More loans for new housing and construction by owner-occupiers were made in Australia over the past three months than for any other quarterly period in more than four years, the latest figures show.

On a seasonally adjusted basis, the combined number of loans made for either the purchase or construction of new housing (owner occupiers only) eased back 1.21 percent from March’s 52 month high of 8,928 to come in at 8,818, as the number of loans made for the purchase of new housing (2,655) dropped back 1.5 percent and that for the construction of new dwellings (6,163) contracted by 1.1 percent.

Over the past three months, however, the number of loans made for new housing (26,514 – seasonally adjusted) was up by 5.4 percent compared with the three months to January and sat at higher levels than for any quarterly period since the three months ended January 2010 when purchasers scrambled to get in before the end of federal government stimulus measures regarding new housing incentives in December 2009 (see chart).

Moreover, even April’s figures were slightly down on the previous month, they still signalled the third highest monthly level of home building activity in more than four years.
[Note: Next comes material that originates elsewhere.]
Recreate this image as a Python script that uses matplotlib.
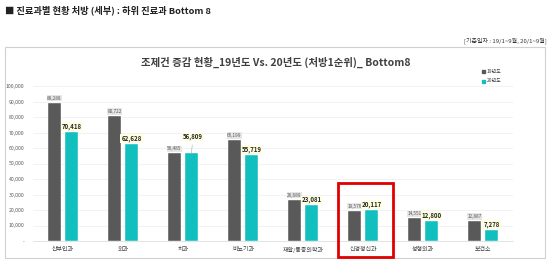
import matplotlib
matplotlib.use("Agg")
import matplotlib.pyplot as plt
from matplotlib.patches import Rectangle
from matplotlib.ticker import FuncFormatter
import numpy as np

plt.rcParams['font.family'] = ['Noto Sans CJK KR', 'DejaVu Sans']

categories = ['산부인과', '외과', '치과', '비뇨기과', '재활/통증의학과', '신경정신과', '성형외과', '보건소']
y19 = [89288, 80722, 56485, 65199, 26689, 19576, 14551, 12887]
y20 = [70418, 62628, 56809, 55719, 23081, 20117, 12800, 7278]
series_names = ['19년도', '20년도']
yticks = [0, 10000, 20000, 30000, 40000, 50000, 60000, 70000, 80000, 90000, 100000]

c19 = '#595959'
c20 = '#12BFBF'

fig = plt.figure(figsize=(5.5, 2.61), dpi=100)
W, H = 550, 261

def fx(px):
    return px / W

def fy(py):
    return 1 - py / H

# header text
fig.text(fx(5), fy(10), '■ 진료과별 현황 처방 (세부) : 하위 진료과 Bottom 8', fontsize=6.7,
         fontweight='bold', va='center', ha='left', color='#222222')
fig.text(fx(547), fy(41), '[기준일자 : 19/1~9월, 20/1~9월]', fontsize=4.3,
         va='center', ha='right', color='#333333')

# chart box
fig.patches.append(Rectangle((fx(5), fy(258)), fx(540), (258 - 47) / H,
                             transform=fig.transFigure, fill=False,
                             edgecolor='#D0D0D0', linewidth=0.8))
fig.text(fx(275.5), fy(62), '조제건 증감 현황_19년도 Vs. 20년도 (처방1순위)_ Bottom8',
         fontsize=7.5, fontweight='bold', ha='center', va='center', color='#404040')

ax = fig.add_axes([fx(33), fy(241), fx(480), (241 - 70.5) / H])
x = np.arange(len(categories))
w = 0.22
off = 0.142
ax.bar(x - off, y19, w, color=c19, edgecolor='white', linewidth=0.3, zorder=3)
ax.bar(x + off, y20, w, color=c20, edgecolor='white', linewidth=0.3, zorder=3)

ax.set_xlim(-0.5, len(categories) - 0.5)
ax.set_ylim(0, 110000)
ax.set_yticks(yticks)
ax.yaxis.set_major_formatter(FuncFormatter(lambda v, p: '-' if v == 0 else f'{int(v):,}'))
ax.tick_params(axis='y', labelsize=3.7, colors='#595959', length=0, pad=6)
ax.set_xticks(x)
ax.set_xticklabels(categories)
ax.tick_params(axis='x', labelsize=4.3, colors='#404040', length=0, pad=4)
ax.grid(axis='y', color='#EDEDED', linewidth=0.5, zorder=0)
for s in ['left', 'right', 'top']:
    ax.spines[s].set_visible(False)
ax.spines['bottom'].set_color('#D9D9D9')
ax.spines['bottom'].set_linewidth(0.5)

for i, v in enumerate(y19):
    ax.annotate(f'{v:,}', (x[i] - off, v), xytext=(0, 3.3), textcoords='offset points',
                ha='center', va='center', fontsize=3.4, color='#595959',
                bbox=dict(boxstyle='square,pad=0.15', fc='#E6E6E6', ec='none'), zorder=5)
for i, v in enumerate(y20):
    dy = 11.5 if categories[i] == '치과' else 3.8
    ax.annotate(f'{v:,}', (x[i] + off, v), xytext=(1 if dy > 5 else 0, dy),
                textcoords='offset points',
                ha='center', va='center', fontsize=4.4, fontweight='bold', color='#262626',
                bbox=dict(boxstyle='square,pad=0.15', fc='#FFFFE0', ec='none'), zorder=5,
                arrowprops=dict(arrowstyle='-', color='#A6A6A6', lw=0.4, shrinkA=2.5, shrinkB=0) if dy > 5 else None)

# legend
for k, (name, col) in enumerate(zip(series_names, [c19, c20])):
    yy = 71 + k * 10
    fig.patches.append(Rectangle((fx(482), fy(yy + 1.5)), fx(3), 3 / H,
                                 transform=fig.transFigure, color=col))
    fig.text(fx(487), fy(yy), name, fontsize=3.6, va='center', ha='left', color='#404040')

# red highlight box
fig.patches.append(Rectangle((fx(338), fy(257)), fx(55), (257 - 183) / H,
                             transform=fig.transFigure, fill=False,
                             edgecolor='#E00000', linewidth=2.0, zorder=10))

fig.savefig('out.png', dpi=100, facecolor='white')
Housing Industry Association Chief Economist Harley Dale welcomed the figures, saying the update was consistent with further growth in the detached and low density segment of the industry whilst a modest downward trend in construction in  lending for the purchase of new dwellings still signals historically elevated levels of medium-high density construction being maintained in 2014-15, and added that the encouraging profile for new dwelling construction by owner occupiers is complimented by post-GFC record lending activity for investment in new rental stock.

“There needs to be a clearer indication in mid-2014 of a sustainable recovery in lending for larger alterations and additions,” Dale said. “Overall, however, the profile for housing finance is a positive one for residential construction activity in coming quarters.”

Master Builders Australia Chief Economist Peter Jones agreed, adding that investors remained a key driver of the upturn in activity but noting that first-home buyers represented only 12.3 percent of all dwelling finance during the month (down from an average of 14.3 percent last year) and saying builders would look to the rollout the detail of the federal government’s strategy for economic growth foreshadowed in the budget to boost home-buyer and investor confidence.

Over the past three months, the number of loans for new housing are up by 10.7 percent in Tasmania followed by South Australia (7.5 percent), Western Australia (6.9 percent) Queensland (5.5 percent), Victoria (5.0 percent) and New South Wales (1.1 percent) but were down by 40 percent and 31.8 percent in the ACT and Northern Territory respectively, according to HIA seasonally adjusted estimates.